Voltage-Controlled Oscillator Utilizing Inverse-Mode SiGe-HBT Biasing Circuit for the Mitigation of Single-Event Effects

Abstract

The advantages and the tradeoffs associated with the use of inverse-mode (IM) silicon–germanium (SiGe) heterojunction bipolar transistors (HBTs) biasing circuitry in radio-frequency (RF) voltage-controlled oscillators (VCOs) have been investigated and the performance of proposed VCOs (IM VCOs) is compared with VCOs with conventional forward-mode (FM) SiGe-HBTs (FM VCOs). Where the high-frequency performance of IM VCOs is inevitably degraded due to unfavorable device optimization unlike FM VCOs, IM VCOs provide acceptable low-GHz VCO circuit performance.
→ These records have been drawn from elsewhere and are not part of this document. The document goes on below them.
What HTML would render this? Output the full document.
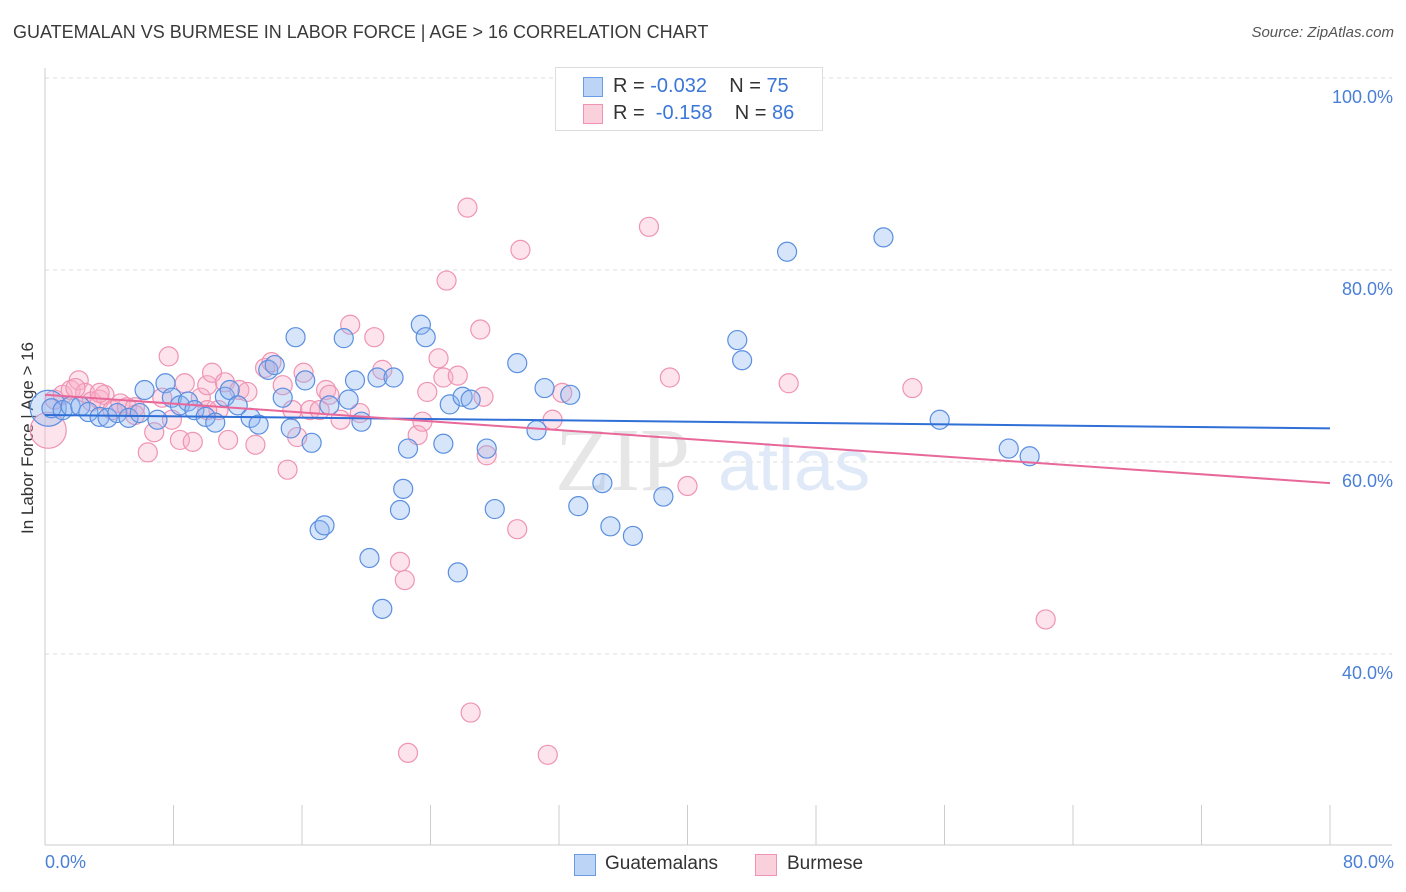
<!DOCTYPE html>
<html><head><meta charset="utf-8">
<style>
body{margin:0;background:#fff;font-family:"Liberation Sans",sans-serif;}
#wrap{position:relative;width:1406px;height:892px;overflow:hidden;}
.t{position:absolute;white-space:nowrap;}
</style></head><body>
<div id="wrap">
<div class="t" style="left:13px;top:22px;font-size:18px;color:#3a3a3a;">GUATEMALAN VS BURMESE IN LABOR FORCE | AGE &gt; 16 CORRELATION CHART</div>
<div class="t" style="right:12px;top:24px;font-size:15px;font-style:italic;color:#555;">Source: ZipAtlas.com</div>
<div class="t" style="left:-52px;top:444px;font-size:17px;color:#333;transform:rotate(-90deg);width:160px;text-align:center;">In Labor Force | Age &gt; 16</div>
<svg id="svg" width="1406" height="892" style="position:absolute;left:0;top:0"></svg>
<div style="position:absolute;left:555px;top:67px;width:266px;height:62px;border:1px solid #ddd;background:#fff;font-size:20px;">
 <div style="position:absolute;left:27px;top:9px;width:18px;height:18px;background:#bcd4f6;border:1px solid #6b9be3;"></div>
 <div class="t" style="left:57px;top:7px;color:#333;">R = <span style="color:#3b76d8">-0.032</span>&nbsp;&nbsp;&nbsp; N = <span style="color:#3b76d8">75</span></div>
 <div style="position:absolute;left:27px;top:36px;width:18px;height:18px;background:#fbd0dd;border:1px solid #ef94b3;"></div>
 <div class="t" style="left:57px;top:34px;color:#333;">R = &nbsp;<span style="color:#3b76d8">-0.158</span>&nbsp;&nbsp;&nbsp; N = <span style="color:#3b76d8">86</span></div>
</div>
<div class="t" style="left:45px;top:852px;font-size:18px;color:#4a7fd6;">0.0%</div>
<div class="t" style="right:12px;top:852px;font-size:18px;color:#4a7fd6;">80.0%</div>
<div style="position:absolute;left:574px;top:854px;width:20px;height:20px;background:#bcd4f6;border:1px solid #6b9be3;"></div>
<div class="t" style="left:605px;top:853px;font-size:19px;color:#333;">Guatemalans</div>
<div style="position:absolute;left:755px;top:854px;width:20px;height:20px;background:#fbd0dd;border:1px solid #ef94b3;"></div>
<div class="t" style="left:787px;top:853px;font-size:19px;color:#333;">Burmese</div>
</div>
<script>
const yTicks=[100,80,60,40];
const yTickLabels=["100.0%","80.0%","60.0%","40.0%"];
const xTicks=[0,8,16,24,32,40,48,56,64,72,80];
const guatX=[0.2,0.4,1.1,1.6,2.2,2.7,3.4,3.9,4.5,5.2,5.9,6.2,7.0,7.5,7.9,8.4,8.9,9.3,10.0,10.6,11.2,11.5,12.0,12.8,13.3,13.9,14.3,14.8,15.3,15.6,16.2,16.6,17.1,17.4,17.7,18.6,18.9,19.3,19.7,20.2,20.7,21.0,21.7,22.1,22.3,22.6,23.4,23.7,24.8,25.2,25.7,26.0,26.5,27.5,28.0,29.4,30.6,31.1,32.7,33.2,34.7,35.2,36.6,38.5,43.1,43.4,46.2,52.2,55.7,60.0,61.3];
const guatY=[65.6,65.6,65.4,65.8,65.8,65.2,64.7,64.6,65.1,64.6,65.1,67.5,64.4,68.2,66.7,65.9,66.3,65.4,64.7,64.1,66.8,67.5,65.9,64.6,63.9,69.6,70.1,66.7,63.5,73.0,68.5,62.0,52.9,53.4,65.9,72.9,66.5,68.5,64.2,50.0,68.8,44.7,68.8,55.0,57.2,61.4,74.3,73.0,61.9,66.0,48.5,66.8,66.5,61.4,55.1,70.3,63.3,67.7,67.0,55.4,57.8,53.3,52.3,56.4,72.7,70.6,81.9,83.4,64.4,61.4,60.6];
const burX=[0.2,0.6,1.1,1.6,2.1,2.5,2.9,3.4,3.7,4.2,4.7,5.1,5.6,6.4,6.8,7.3,7.7,7.9,8.4,8.7,9.2,9.7,10.1,10.4,10.8,11.2,11.4,12.1,12.6,13.1,13.7,14.1,14.8,15.1,15.4,15.7,16.1,16.5,17.1,17.5,17.7,18.4,19.0,19.6,20.5,21.0,22.1,22.4,22.6,23.2,23.5,23.8,24.5,24.8,25.0,25.7,26.3,26.5,27.1,27.3,27.5,29.6,29.4,31.3,31.6,32.2,37.6,38.9,40.0,46.3,54.0,62.3,10.1,5.6,3.4,1.9];
const burY=[63.3,66.5,67.0,67.5,68.5,67.2,66.3,66.5,67.0,65.4,66.1,65.7,65.7,61.0,63.1,66.7,71.0,64.4,62.3,68.2,62.1,66.7,68.0,69.3,65.4,68.3,62.3,67.5,67.3,61.8,69.8,70.4,68.0,59.2,65.4,62.6,69.3,65.4,65.4,67.5,67.0,64.4,74.3,65.1,73.0,69.6,49.6,47.7,29.7,62.8,64.2,67.3,70.8,68.8,78.9,69.0,86.5,33.9,73.8,66.8,60.7,82.1,53.0,29.5,64.4,67.2,84.5,68.8,57.5,68.2,67.7,43.6,65.4,64.9,67.2,67.7];
const guatTrend=[64.9,63.5];
const burTrend=[67.0,57.8];
const X=v=>45+v/80*1285;
const Y=v=>78+(100-v)*9.6;
const svg=document.getElementById('svg');
const NS="http://www.w3.org/2000/svg";
function mk(tag,attrs){const e=document.createElementNS(NS,tag);for(const k in attrs)e.setAttribute(k,attrs[k]);svg.appendChild(e);return e;}
yTicks.forEach((t,i)=>{
 const g=mk('line',{x1:45,x2:1392,y1:Y(t),y2:Y(t),stroke:'#ddd','stroke-dasharray':'4,4'});
 
 
 const tx=mk('text',{x:1393,y:Y(t)+25,'text-anchor':'end','font-size':18,fill:'#4a7fd6','font-family':'Liberation Sans, sans-serif'});
 tx.textContent=yTickLabels[i];
 
 
});
const ax=mk('line',{x1:45,x2:45,y1:68,y2:845,stroke:'#ccc'});


const bx=mk('line',{x1:45,x2:1392,y1:845,y2:845,stroke:'#ccc'});


xTicks.forEach(t=>{
 const l=mk('line',{x1:X(t),x2:X(t),y1:805,y2:845,stroke:'#ccc'});
 
 
});
const wm=mk('text',{x:555,y:490,'font-size':90,fill:'#e6e6e6','font-family':'Liberation Serif, serif'});
wm.textContent='ZIP';


const wm2=mk('text',{x:718,y:490,'font-size':72,fill:'#dfe9f7','font-family':'Liberation Sans, sans-serif'});
wm2.textContent='atlas';


function pts(xs,ys,fill,stroke,name){
 xs.forEach((x,i)=>{
  const c=mk('circle',{cx:X(x),cy:Y(ys[i]),r:(i===0?18:9.5),fill:fill,stroke:stroke,'stroke-width':1.2});
  
  
 });
}
pts(burX,burY,'rgba(248,175,200,0.35)','#ef94b3','burmese-point');
pts(guatX,guatY,'rgba(140,180,240,0.35)','#5b8fe0','guatemalan-point');
const tl1=mk('line',{x1:X(0),x2:X(80),y1:Y(guatTrend[0]),y2:Y(guatTrend[1]),stroke:'#2f6fd6','stroke-width':2});


const tl2=mk('line',{x1:X(0),x2:X(80),y1:Y(burTrend[0]),y2:Y(burTrend[1]),stroke:'#e8689a','stroke-width':2});


</script>
</body></html>
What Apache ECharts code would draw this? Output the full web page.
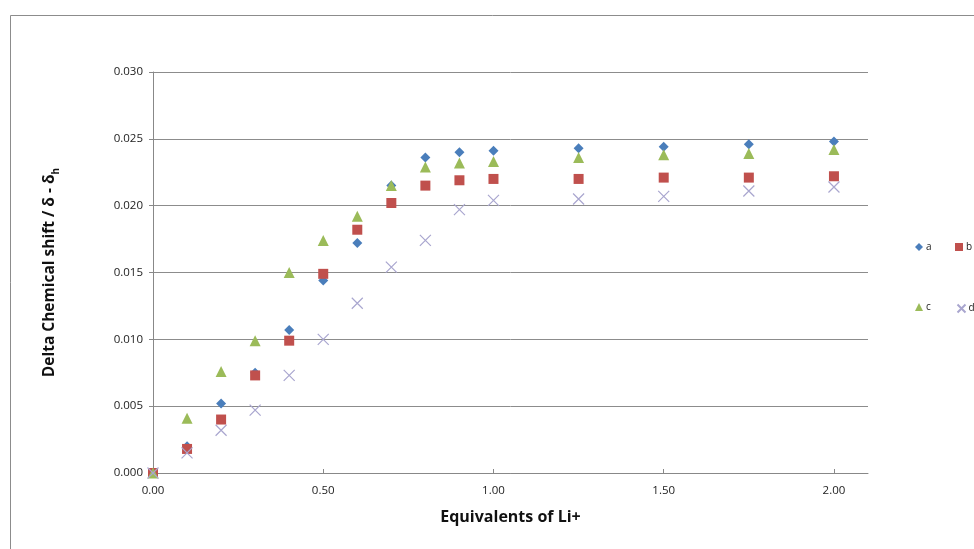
<!DOCTYPE html>
<html>
<head>
<meta charset="utf-8">
<script src="https://cdn.jsdelivr.net/npm/echarts@6/dist/echarts.min.js"></script>
<style>html,body{margin:0;padding:0;background:#fff}#c{width:974px;height:549px}</style>
</head>
<body>
<div id="c"></div>
<script>
var xVals = [0, 0.1, 0.2, 0.3, 0.4, 0.5, 0.6, 0.7, 0.8, 0.9, 1.0, 1.25, 1.5, 1.75, 2.0];
var seriesA = [0.0000, 0.0020, 0.0052, 0.0075, 0.0107, 0.0144, 0.0172, 0.0215, 0.0236, 0.0240, 0.0241, 0.0243, 0.0244, 0.0246, 0.0248];
var seriesB = [0.0000, 0.0018, 0.0040, 0.0073, 0.0099, 0.0149, 0.0182, 0.0202, 0.0215, 0.0219, 0.0220, 0.0220, 0.0221, 0.0221, 0.0222];
var seriesC = [0.0000, 0.0041, 0.0076, 0.0099, 0.0150, 0.0174, 0.0192, 0.0215, 0.0229, 0.0232, 0.0233, 0.0236, 0.0238, 0.0239, 0.0242];
var seriesD = [0.0000, 0.0015, 0.0032, 0.0047, 0.0073, 0.0100, 0.0127, 0.0154, 0.0174, 0.0197, 0.0204, 0.0205, 0.0207, 0.0211, 0.0214];
var names = ['a', 'b', 'c', 'd'];
var colors = ['#4a7ebb', '#c0504d', '#9bbb59', '#a9a6cf'];
var xTicks = ['0.00', '0.50', '1.00', '1.50', '2.00'];

function pairs(ys) { return xVals.map(function (x, i) { return [x, ys[i]]; }); }
var crossPath = 'path://M0,0 L10,10 M10,0 L0,10';
var FONT = '"Open Sans", "Noto Sans", sans-serif';

var chart = echarts.init(document.getElementById('c'));
function legendAt(name, left, top, icon) {
  return {
    data: [{ name: name, icon: icon }],
    left: left, top: top, orient: 'horizontal',
    itemWidth: 8, itemHeight: 8, itemGap: 2,
    textStyle: { fontFamily: FONT, fontSize: 10, color: '#222', padding: [0, 0, 0, -2] },
    selectedMode: false
  };
}
chart.setOption({
  animation: false,
  backgroundColor: '#fff',
  graphic: [{
    type: 'rect', shape: { x: 10.5, y: 15.5, width: 1000, height: 600 },
    style: { fill: 'none', stroke: '#8c8c8c', lineWidth: 1 }, silent: true, z: -10
  }],
  grid: { left: 153, top: 72, right: 106, bottom: 76, containLabel: false },
  legend: [
    legendAt('a', 910, 237, 'diamond'),
    legendAt('b', 950, 237, 'rect'),
    legendAt('c', 910, 297, 'triangle'),
    legendAt('d', 950, 297, crossPath)
  ],
  xAxis: {
    type: 'value', min: 0, max: 2.1, interval: 0.5,
    name: 'Equivalents of Li+', nameLocation: 'middle', nameGap: 36,
    nameTextStyle: { fontFamily: FONT, fontSize: 16, fontWeight: 'bold', color: '#111' },
    axisLine: { show: true, lineStyle: { color: '#888', width: 1 } },
    axisTick: { show: true, inside: true, length: 4, lineStyle: { color: '#888' } },
    splitLine: { show: false },
    axisLabel: {
      fontFamily: FONT, fontSize: 11.5, color: '#222', margin: 12, showMaxLabel: false,
      formatter: function (v) { var k = Math.round(v / 0.5); return Math.abs(v - k * 0.5) < 1e-9 ? xTicks[k] : ''; }
    }
  },
  yAxis: {
    type: 'value', min: 0, max: 0.03, interval: 0.005,
    name: '{m|Delta Chemical shift / δ - δ}{s|h}', nameLocation: 'middle', nameGap: 92, nameRotate: 90,
    nameTextStyle: {
      rich: {
        m: { fontFamily: FONT, fontSize: 15.5, fontWeight: 'bold', color: '#111', lineHeight: 22, verticalAlign: 'middle' },
        s: { fontFamily: FONT, fontSize: 10, fontWeight: 'bold', color: '#111', lineHeight: 22, verticalAlign: 'bottom', padding: [7, 0, 0, 0] }
      }
    },
    axisLine: { show: true, lineStyle: { color: '#888', width: 1 } },
    axisTick: { show: true, inside: false, length: 4, lineStyle: { color: '#888' } },
    splitLine: { show: true, lineStyle: { color: '#8c8c8c', width: 1 } },
    axisLabel: { fontFamily: FONT, fontSize: 11.5, color: '#222', margin: 10, formatter: function (v) { return v.toFixed(3); } }
  },
  series: [
    { name: 'a', type: 'scatter', data: pairs(seriesA), symbol: 'diamond', symbolSize: 10, itemStyle: { color: colors[0], opacity: 1 }, z: 2 },
    { name: 'b', type: 'scatter', data: pairs(seriesB), symbol: 'rect', symbolSize: 10, itemStyle: { color: colors[1], opacity: 1 }, z: 3 },
    { name: 'c', type: 'scatter', data: pairs(seriesC), symbol: 'triangle', symbolSize: 11, itemStyle: { color: colors[2], opacity: 1 }, z: 4 },
    { name: 'd', type: 'scatter', data: pairs(seriesD), symbol: crossPath, symbolSize: 11,
      itemStyle: { color: 'none', borderColor: colors[3], borderWidth: 1.2, opacity: 1 }, z: 5 }
  ]
});
</script>
</body>
</html>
In terms of single-event effects (SEEs), the IM VCOs show reduced transient peaks and duration in comparison with conventional FM VCOs. In addition, the performance of the VCOs is analyzed in terms of transient error vector magnitude (TEVM) in an RF receiver (RX) using quadrature phase-shift keying (QPSK) modulation under a radiation environment. The IM VCOs in the RX circuit show better reliability under SEEs, offering 28.2% lower TEVM at a 64 Mb/s data rate, than that of the RX circuit with conventional FM VCOs. Therefore, the application of IM SiGe-HBT biasing circuits for RF VCOs can be a viable SEE-hardening technique for space-based RF systems. The VCO prototype was fabricated using IHP 130-nm SiGe bipolar complementary metal-oxide-semiconductor (BiCMOS) technology.